In any event, these are the results of running the power report on my collection of 4Bs and a Zero W2:

$ for H in $ALLPIS ; do ssh $H 'host_summation.sh ; vcgencmd_power_report.sh' ; done 
Raspberry Pi 4 Model B Rev 1.1 running Raspbian GNU/Linux 10 (buster) as 32-bit OS with 64-bit kernel
vcgencmd get_throttled (0x0)
vcgencmd measure_volts:
     core volt=0.8438V
  sdram_c volt=1.1000V
  sdram_i volt=1.1000V
  sdram_p volt=1.1000V
Temperature: temp=47.2'C
Raspberry Pi 4 Model B Rev 1.1 running Debian GNU/Linux 11 (bullseye) as full 64-bit OS
vcgencmd get_throttled (0x0)
vcgencmd measure_volts:
     core volt=0.8768V
  sdram_c volt=1.1000V
  sdram_i volt=1.1000V
  sdram_p volt=1.1000V
Temperature: temp=46.7'C
Raspberry Pi Zero 2 W Rev 1.0 running Debian GNU/Linux 11 (bullseye) as full 64-bit OS
vcgencmd get_throttled (0x0)
vcgencmd measure_volts:
     core volt=1.2438V
  sdram_c volt=1.2000V
  sdram_i volt=1.2000V
  sdram_p volt=1.2250V
Temperature: temp=34.9'C
Raspberry Pi 4 Model B Rev 1.4 running Debian GNU/Linux 11 (bullseye) as full 64-bit OS
vcgencmd get_throttled (0x0)
vcgencmd measure_volts:
     core volt=0.9160V
  sdram_c volt=1.1000V
  sdram_i volt=1.1000V
  sdram_p volt=1.1000V
Temperature: temp=39.9'C
Raspberry Pi 4 Model B Rev 1.2 running Debian GNU/Linux 11 (bullseye) as full 64-bit OS
vcgencmd get_throttled (0x0)
vcgencmd measure_volts:
     core volt=0.8500V
  sdram_c volt=1.1000V
  sdram_i volt=1.1000V
  sdram_p volt=1.1000V
Temperature: temp=48.2'C

These all have "official" Raspberry-Pi-branded power supplies. If you compare/contrast those results with the gist metrics from the 3B+, you'll see that the 3B+ "core" threshold is somewhere below 1.3 while the 4s are happy with 0.8438. How much lower it would need to go before a 4 started complaining is unknown because I've never seen it. The Zero W2 (which boots from SD, not SSD) obviously needs a bit more internal voltage than a 4 but a bit less than a 3B+. I've only got the one Zero W2 so I can't make any judgement about whether this is typical.
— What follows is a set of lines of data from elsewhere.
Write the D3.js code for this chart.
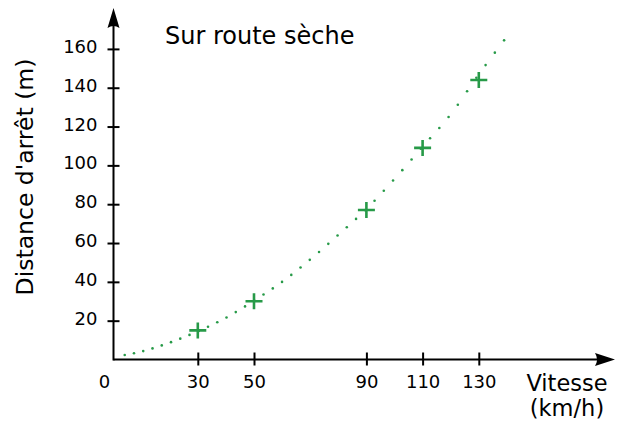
<!DOCTYPE html>
<html>
<head>
<meta charset="utf-8">
<script src="https://cdn.jsdelivr.net/npm/d3@7"></script>
<style>
  html, body { margin: 0; padding: 0; background: #fff; }
  svg { display: block; }
  text { font-family: "DejaVu Sans", sans-serif; fill: #000; }
</style>
</head>
<body>
<svg id="chart" width="624" height="422"></svg>
<script>
// ---- data ----
const title = "Sur route sèche";
const xLabelLines = ["Vitesse", "(km/h)"];
const yLabel = "Distance d'arrêt (m)";
const speeds = [30, 50, 90, 110, 130];             // km/h (measured points)
const distances = [15, 30, 77, 109, 144];          // m
const curveSpeeds = [4, 10, 20, 30, 40, 50, 60, 70, 80, 90, 100, 110, 120, 130, 139];
const curveDistances = [2.3, 4.1, 8.7, 14.5, 21.5, 30.3, 40, 51.5, 64.2, 77.5, 93, 109.6, 126.3, 146.9, 164.4];
const xTicks = [30, 50, 90, 110, 130];
const yTicks = [20, 40, 60, 80, 100, 120, 140, 160];
const originLabel = "0";

// ---- layout ----
const green = "#279a48";
const svg = d3.select("#chart");
const x = d3.scaleLinear().domain([0, 130]).range([113.5, 478.8]);
const y = d3.scaleLinear().domain([0, 160]).range([359.5, 48.9]);
const x0 = x(0), y0 = y(0);

// axes lines with arrowheads
svg.append("line").attr("x1", x0).attr("y1", y0).attr("x2", 600).attr("y2", y0)
  .attr("stroke", "#000").attr("stroke-width", 2);
svg.append("line").attr("x1", x0).attr("y1", y0 + 1).attr("x2", x0).attr("y2", 24)
  .attr("stroke", "#000").attr("stroke-width", 2);
svg.append("path")
  .attr("d", `M615,${y0} L595,${y0 - 6.5} Q599,${y0} 595,${y0 + 6.5} Z`)
  .attr("fill", "#000");
svg.append("path")
  .attr("d", `M${x0},8 L${x0 - 6},28 Q${x0},24 ${x0 + 6},28 Z`)
  .attr("fill", "#000");

// x axis ticks
const gx = svg.append("g").attr("transform", `translate(0,${y0})`)
  .call(d3.axisBottom(x).tickValues(xTicks).tickSize(6).tickPadding(0));
gx.select(".domain").remove();
gx.selectAll(".tick line").attr("y1", -7).attr("y2", 6).attr("stroke", "#000").attr("stroke-width", 2);
gx.selectAll(".tick text").attr("y", 16).attr("font-size", 18).attr("font-family", "DejaVu Sans").attr("fill", "#000");

// y axis ticks
const gy = svg.append("g").attr("transform", `translate(${x0},0)`)
  .call(d3.axisLeft(y).tickValues(yTicks).tickSize(6).tickPadding(0));
gy.select(".domain").remove();
gy.selectAll(".tick line").attr("x1", -6).attr("x2", 6).attr("stroke", "#000").attr("stroke-width", 2);
gy.selectAll(".tick text").attr("x", -16).attr("dy", "0.2em").attr("font-size", 18)
  .attr("font-family", "DejaVu Sans").attr("fill", "#000");

// origin label
svg.append("text").attr("x", x0 - 9).attr("y", y0 + 16).attr("dy", "0.71em")
  .attr("text-anchor", "middle").attr("font-size", 18).text(originLabel);

// dotted fitted curve: dots at equal horizontal spacing along the curve
const curveData = curveSpeeds.map((v, i) => [v, curveDistances[i]]);
const line = d3.line().x(d => x(d[0])).y(d => y(d[1])).curve(d3.curveCatmullRom.alpha(0.5));
const guide = svg.append("path").attr("d", line(curveData)).attr("fill", "none").attr("stroke", "none");
const node = guide.node();
const total = node.getTotalLength();
const xs = x(curveSpeeds[0]), xe = x(curveSpeeds[curveSpeeds.length - 1]);
const intervals = 41;
const dots = [];
for (let k = 0; k <= intervals; k++) {
  const tx = xs + (xe - xs) * k / intervals;
  let lo = 0, hi = total;
  for (let it = 0; it < 40; it++) {
    const mid = (lo + hi) / 2;
    if (node.getPointAtLength(mid).x < tx) lo = mid; else hi = mid;
  }
  const p = node.getPointAtLength((lo + hi) / 2);
  dots.push([p.x, p.y]);
}
svg.append("g").selectAll("circle").data(dots).join("circle")
  .attr("cx", d => d[0]).attr("cy", d => d[1]).attr("r", 1.3).attr("fill", green);

// plus markers
svg.append("g").selectAll("path.pt").data(speeds.map((v, i) => [v, distances[i]])).join("path")
  .attr("class", "pt")
  .attr("d", d => `M${x(d[0]) - 8.5},${y(d[1])}H${x(d[0]) + 8.5}M${x(d[0])},${y(d[1]) - 8}V${y(d[1]) + 8}`)
  .attr("stroke", green).attr("stroke-width", 2.6).attr("fill", "none");

// title
svg.append("text").attr("x", 165).attr("y", 43.5).attr("font-size", 24).text(title);

// x label
const xl = svg.append("text").attr("x", 567).attr("y", 391).attr("text-anchor", "middle").attr("font-size", 22.5);
xLabelLines.forEach((s, i) => xl.append("tspan").attr("x", 567).attr("dy", i === 0 ? 0 : 25).text(s));

// y label
svg.append("text").attr("transform", "translate(33,177) rotate(-90)")
  .attr("text-anchor", "middle").attr("font-size", 23.5).text(yLabel);
</script>
</body>
</html>
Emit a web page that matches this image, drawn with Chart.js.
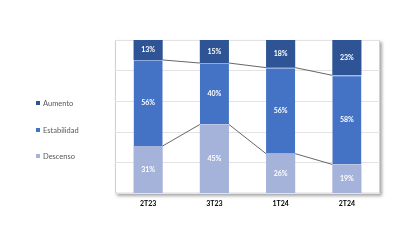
<!DOCTYPE html>
<html lang="es">
<head>
  <meta charset="UTF-8" />
  <title>Evolución</title>
  <style>
    html, body { margin: 0; padding: 0; background: #fff; }
    body { font-family: Lato, "Open Sans", sans-serif; }
    .wrap { position: relative; width: 420px; height: 240px; }
    #legend { position: absolute; left: 36px; top: 0; font-size: 7.5px; color: #595959; }
    #legend div { position: absolute; white-space: nowrap; line-height: 8px; }
    #legend span { display: inline-block; width: 4px; height: 4px; margin-right: 3px; vertical-align: 1px; }
  </style>
</head>
<body>
  <div class="wrap">
    <canvas id="chart" width="420" height="240"></canvas>
    <div id="legend"></div>
  </div>

  <script src="https://cdn.jsdelivr.net/npm/chart.js"></script>
  <script>
    const quarters = ['2T23', '3T23', '1T24', '2T24'];
    const descenso = [31, 45, 26, 19];
    const estabilidad = [56, 40, 56, 58];
    const aumento = [13, 15, 18, 23];

    const colors = { aumento: '#2f5496', estabilidad: '#4472c4', descenso: '#a5b2da' };

    // plot area white box with a soft shadow (like the Excel original)
    const plotBox = {
      id: 'plotBox',
      beforeDraw(chart) {
        const a = chart.chartArea, ctx = chart.ctx;
        ctx.save();
        ctx.shadowColor = 'rgba(0,0,0,0.35)';
        ctx.shadowBlur = 3;
        ctx.shadowOffsetX = 2;
        ctx.shadowOffsetY = 2;
        ctx.fillStyle = '#fff';
        ctx.fillRect(a.left, a.top, a.right - a.left, a.bottom - a.top);
        ctx.restore();
        ctx.save();
        ctx.strokeStyle = '#d0d0d0';
        ctx.lineWidth = 1;
        ctx.strokeRect(a.left + 0.5, a.top + 0.5, a.right - a.left - 1, a.bottom - a.top - 1);
        ctx.restore();
      }
    };

    // series lines between the tops of the lower two stacks
    const seriesLines = {
      id: 'seriesLines',
      afterDatasetsDraw(chart) {
        const ctx = chart.ctx;
        ctx.save();
        ctx.strokeStyle = '#404040';
        ctx.lineWidth = 0.8;
        [0, 1].forEach(di => {
          const bars = chart.getDatasetMeta(di).data;
          for (let i = 0; i < bars.length - 1; i++) {
            const b1 = bars[i], b2 = bars[i + 1];
            ctx.beginPath();
            ctx.moveTo(b1.x + b1.width / 2, b1.y);
            ctx.lineTo(b2.x - b2.width / 2, b2.y);
            ctx.stroke();
          }
        });
        ctx.restore();
      }
    };

    // percentage labels in the middle of each segment
    const segLabels = {
      id: 'segLabels',
      afterDatasetsDraw(chart) {
        const ctx = chart.ctx;
        ctx.save();
        ctx.fillStyle = '#fff';
        ctx.font = 'bold 7px Lato, sans-serif';
        ctx.textAlign = 'center';
        ctx.textBaseline = 'middle';
        chart.data.datasets.forEach((ds, di) => {
          chart.getDatasetMeta(di).data.forEach((bar, i) => {
            ctx.fillText(ds.data[i] + '%', bar.x, (bar.y + bar.base) / 2);
          });
        });
        ctx.restore();
      }
    };

    const chart = new Chart(document.getElementById('chart'), {
      type: 'bar',
      data: {
        labels: quarters,
        datasets: [
          { label: 'Descenso', data: descenso, backgroundColor: colors.descenso, borderWidth: 0 },
          { label: 'Estabilidad', data: estabilidad, backgroundColor: colors.estabilidad,
            borderColor: '#8faadc', borderWidth: { top: 1, left: 0, right: 0, bottom: 0 }, borderSkipped: false },
          { label: 'Aumento', data: aumento, backgroundColor: colors.aumento, borderWidth: 0 }
        ]
      },
      options: {
        responsive: false,
        animation: false,
        layout: { padding: { left: 115, right: 40, top: 40, bottom: 26 } },
        datasets: { bar: { categoryPercentage: 1, barPercentage: 0.44 } },
        plugins: { legend: { display: false }, tooltip: { enabled: false } },
        scales: {
          x: {
            stacked: true,
            grid: { display: false, drawTicks: false },
            border: { display: false },
            ticks: { color: '#000', font: { family: 'Lato', size: 7, weight: 'bold' }, padding: 6 }
          },
          y: {
            stacked: true,
            min: 0, max: 100,
            ticks: { display: false, stepSize: 20 },
            grid: { color: '#e3e3e3', drawTicks: false },
            border: { display: false }
          }
        }
      },
      plugins: [plotBox, seriesLines, segLabels]
    });

    // legend on the left, top-to-bottom in stack order
    const legend = document.getElementById('legend');
    [...chart.data.datasets].reverse().forEach((ds, i) => {
      const d = document.createElement('div');
      d.style.top = (100 + i * 26.5) + 'px';
      d.innerHTML = '<span style="background:' + ds.backgroundColor + '"></span>' + ds.label;
      legend.appendChild(d);
    });
  </script>
</body>
</html>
I think I mentioned in the gist that I have a cron job running on each machine which will fire off an MQTT message if the throttled condition is sensed. That, in turn, will trigger an email. I'll definitely know if it ever happens.

Anyway, I keep coming back to the theory that it's all about the voltage on the output side of the onboard regulator and that, in turn, has more dependence on the input voltage than the input Watts - ie it can't make up any shortfall in voltage by drawing more current.

Still, I'm a programmer, not an electronics engineer. I have neither the knowledge nor the diagnostic tools to test any of these theories directly. This is all speculation. It could be a truck load of bovine dung.

BlueWings172 commented 2 years ago

I went back to my excel data collected from the UM25C and found out that all power sources that caused the Pi to freeze frequently have never provided 5.1v or 5.0V and at best 4.9x. My power strip USB that's keeping the Pi more stable now does in fact provide constant 5.1V. Does 0.2V make that much of difference? I don't know.

I understand though that when you mentioned voltage you meant specifically the voltage that the regulator outputs not the voltage it receives. But there's not much I do about it. I hope the Raspberry Pi Foundation announces a Pi 5 with better stability but that seems unlikely in the short term.

I loved the mqtt script. I have it running in cron every minute. How to get it only to report when under voltage is occurring right now not just historical?

I have modified it by adding the line below to send me a Telegram message but had to remove it since I'm getting a message every minute. My log file is empty though. Is this normal? I don't think it rotates.

curl -s -o /dev/null -d chat_id=CHAT_ID_HERE -d text="Pi needs juice!" -X POST https://api.telegram.org/botxxx:myapihere/sendMessage

Since the Pi has been stable for past few days, I'm gonna try to use my SSD before Home Assistant murders my new SD card.